Near the Coast, ca. 1885

Robert Swain Gifford (1840 – 1905)

One of America’s prominent landscape and marine painters as well as teachers in the late 19th century, Robert Swain Gifford worked primarily in New York City with travels to many other locations. He was also one of the early artists into Alaska, going there in 1899 as a commissioned landscape painter for the Harriman Expedition, which traveled up the coast of Alaska as far as Plover Bay in Siberia.

He was born on a small island called Nonamesset, which adjoins Naushon in the chain of Elizabeth Islands off the coast of southeastern Massachusetts. When Gifford was two years old, his family moved to Fairhaven where his father was employed as a boatman and fisherman.

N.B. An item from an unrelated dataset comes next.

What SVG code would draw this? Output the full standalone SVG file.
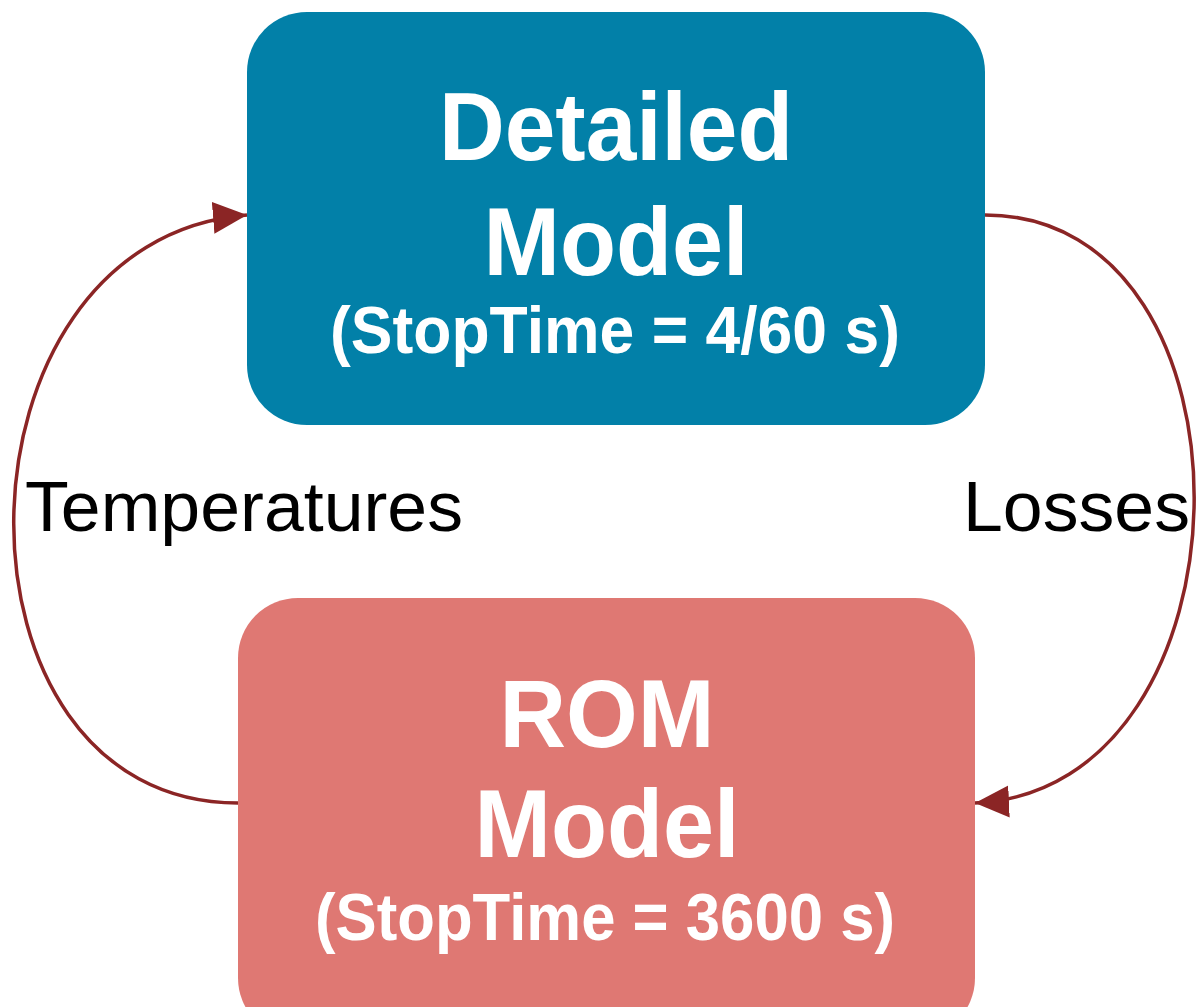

Two famous New Bedford artists, Albert Van Beest and William Bradford, worked on the Fairhaven waterfront, and as a teen-ager, Gifford had the good fortune to become the friend and student of Van Beest, whom he took on occasional sketching trips in his father’s boat. Gifford followed Van Beest to New York and stayed with him there for a short time.

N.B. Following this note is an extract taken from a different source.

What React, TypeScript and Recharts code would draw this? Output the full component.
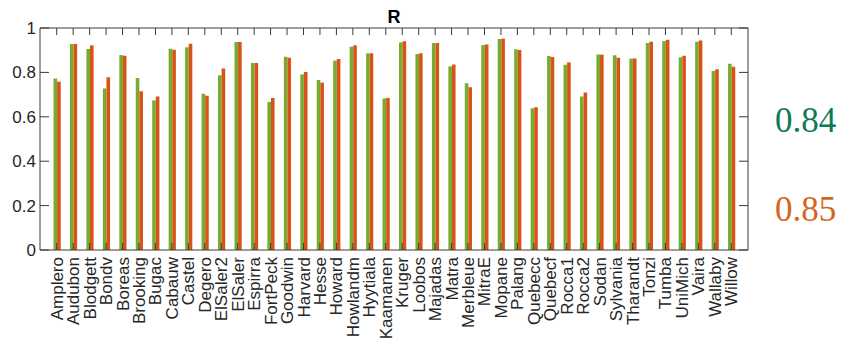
import { Bar, BarChart, XAxis, YAxis } from "recharts";

const sites = [
  "Amplero", "Audubon", "Blodgett", "Bondv", "Boreas", "Brooking", "Bugac", "Cabauw", "Castel", "Degero",
  "ElSaler2", "ElSaler", "Espirra", "FortPeck", "Goodwin", "Harvard", "Hesse", "Howard", "Howlandm", "Hyytiala",
  "Kaamanen", "Kruger", "Loobos", "Majadas", "Matra", "Merbleue", "MitraE", "Mopane", "Palang", "Quebecc",
  "Quebecf", "Rocca1", "Rocca2", "Sodan", "Sylvania", "Tharandt", "Tonzi", "Tumba", "UniMich", "Vaira",
  "Wallaby", "Willow",
];

const greenR = [
  0.772, 0.928, 0.905, 0.727, 0.878, 0.775, 0.674, 0.907, 0.913, 0.704,
  0.787, 0.937, 0.842, 0.667, 0.871, 0.791, 0.766, 0.853, 0.916, 0.886,
  0.682, 0.935, 0.883, 0.932, 0.827, 0.751, 0.923, 0.95, 0.904, 0.638,
  0.874, 0.835, 0.692, 0.881, 0.877, 0.862, 0.932, 0.941, 0.868, 0.938,
  0.806, 0.839,
];

const orangeR = [
  0.758, 0.928, 0.922, 0.778, 0.875, 0.715, 0.691, 0.902, 0.929, 0.695,
  0.818, 0.937, 0.842, 0.685, 0.866, 0.802, 0.754, 0.86, 0.922, 0.886,
  0.685, 0.94, 0.886, 0.932, 0.836, 0.733, 0.926, 0.952, 0.901, 0.643,
  0.869, 0.845, 0.71, 0.88, 0.866, 0.863, 0.938, 0.947, 0.875, 0.944,
  0.814, 0.826,
];

const yTicks = [0, 0.2, 0.4, 0.6, 0.8, 1];
const summary = [
  { label: "0.84", color: "#0f7a58" },
  { label: "0.85", color: "#d4651c" },
];

const data = sites.map((site, i) => ({ site, a: greenR[i], b: orangeR[i] }));

const AXIS = "#3a3a3a";
const FONT = "'Liberation Sans', Arial, Helvetica, sans-serif";
const X_TICK = 7;
const Y_TICK = 9;

// bottom axis: inward tick + rotated site name
function SiteTick(props: any) {
  const { x, y, payload } = props;
  const axisY = y - 7;
  return (
    <g>
      <line x1={x} x2={x} y1={axisY} y2={axisY - X_TICK} stroke={AXIS} />
      <text
        transform={`translate(${x + 6}, ${y}) rotate(-90)`}
        textAnchor="end"
        fontSize={17}
        fontFamily={FONT}
        fill="#262626"
      >
        {payload.value}
      </text>
    </g>
  );
}

function TopTick(props: any) {
  const { x, y } = props;
  return <line x1={x} x2={x} y1={y} y2={y + X_TICK} stroke={AXIS} />;
}

function LeftTick(props: any) {
  const { x, y, payload } = props;
  const axisX = x + 4;
  return (
    <g>
      <line x1={axisX} x2={axisX + Y_TICK} y1={y} y2={y} stroke={AXIS} />
      <text x={x} y={y} dy="0.35em" textAnchor="end" fontSize={17} fontFamily={FONT} fill="#262626">
        {payload.value}
      </text>
    </g>
  );
}

function RightTick(props: any) {
  const { x, y } = props;
  return <line x1={x} x2={x - Y_TICK} y1={y} y2={y} stroke={AXIS} />;
}

export default function App() {
  return (
    <div style={{ position: "absolute", left: 0, top: 0, width: 845, height: 341, background: "#fff" }}>
      <BarChart
        width={845}
        height={341}
        data={data}
        margin={{ top: 27, right: 96, left: 0, bottom: 0 }}
        barSize={3.6}
        barGap={0}
      >
        <XAxis
          dataKey="site"
          interval={0}
          height={91}
          padding={{ left: 8.5, right: 8.5 }}
          stroke={AXIS}
          tickLine={false}
          tickSize={0}
          tickMargin={7}
          tick={<SiteTick />}
        />
        <XAxis
          xAxisId="top"
          orientation="top"
          dataKey="site"
          interval={0}
          height={1}
          padding={{ left: 8.5, right: 8.5 }}
          stroke={AXIS}
          tickLine={false}
          tickSize={0}
          tickMargin={0}
          tick={<TopTick />}
        />
        <YAxis
          type="number"
          domain={[0, 1]}
          ticks={yTicks}
          width={40}
          stroke={AXIS}
          tickLine={false}
          tickSize={0}
          tickMargin={4}
          tick={<LeftTick />}
        />
        <YAxis
          yAxisId="right"
          orientation="right"
          type="number"
          domain={[0, 1]}
          ticks={yTicks}
          width={1}
          stroke={AXIS}
          tickLine={false}
          tickSize={0}
          tickMargin={0}
          tick={<RightTick />}
        />
        <Bar dataKey="a" fill="#77ac30" isAnimationActive={false} />
        <Bar dataKey="b" fill="#d95319" isAnimationActive={false} />
        {/* invisible series so the top and right box axes get drawn */}
        <Bar dataKey="a" xAxisId="top" yAxisId="right" fill="none" isAnimationActive={false} />
        <text x={394} y={23} textAnchor="middle" fontSize={18} fontWeight="bold" fontFamily={FONT} fill="#000">
          R
        </text>
        {summary.map((s, i) => (
          <text
            key={s.label}
            x={775}
            y={132 + i * 89}
            fontSize={35}
            fontFamily="'Liberation Serif', 'Times New Roman', serif"
            fill={s.color}
          >
            {s.label}
          </text>
        ))}
      </BarChart>
    </div>
  );
}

Gifford then returned to New Bedford, Connecticut in the late 1850s, where he lived with his friend the sculptor, Walton Ricketson, who, in turn, introduced him to the Adirondack Mountains, providing subjects for many paintings, and to Grand Manan Island, subject for more paintings.

In 1864 Gifford’s career began when he opened a studio in Boston, where his early works were mainly marine paintings. In 1865, he moved to New York City and spent the winter painting in Samuel Coleman’s studio in the Dodsworth Building. He left the city for the summer and returned to New Bedford and the area islands to make sketches for work to be done the next winter in his studio.

Biography

During the 1860s he traveled extensively in search of interesting landscapes, and the western United States became a favorite painting area, especially California and Oregon.

Gifford was a founding member of the American Society of Painters in Watercolors, and in 1867, was elected an associate of the National Academy of Design.

He also supported himself by doing book illustrations for three articles in Picturesque America, a forty-eight-part serial edited by William Cullen Bryant and published by D. Appleton & Company in 1872.

In August 1870 Gifford traveled with his friend Louis Comfort Tiffany to Europe and Africa. This trip offered new subjects for Gifford’s work; Egypt in particular was one of his favorite themes, and he became well known for his oriental life scenes.

In 1873 he married Francis Eliot, the daughter of Thomas Dawes Eliot, a lawyer and congressman from New Bedford. The next year they went to Europe and eventually their travels led them to North Africa. They enjoyed this region very much and both painted, recorded local customs, and collected local artifacts.

In 1875 the Giffords returned to New York and joined the mainstream of American artists. Gifford won a metal of honor at the Centennial Exposition in Philadelphia and in 1876 and was one of the founders of the American Art Association. He became one of the first artists in the country to employ etching as a technique and he helped establish the New York Etching Club. He also became a member of the Royal Society of Painter-Etchers of London.

In October, 1877, Gifford accepted a position as a teacher of painting in the Cooper Union schools, where he taught from 1877 to 1896, eventually becoming head of the Woman’s Art School in 1896 and then director of all the art schools from 1903 until his death.

He was appointed a member of the Advisory Committee on Fine Arts of the state of New York for the World’s Columbian Exposition and was named a judge on the awards committee of the St. Louis World’s Fair.

In 1886, Gifford built for his family a large home in Nonquitt in South Dartmouth. From then on the Giffords spent their summers at Nonquitt and their winters in New York. Gifford was a fine sailor who designed his own boats and enjoyed challenging his friends to match races on Buzzards Bay.

Gifford died at his home in New York after a brief illness at the age of sixty-five.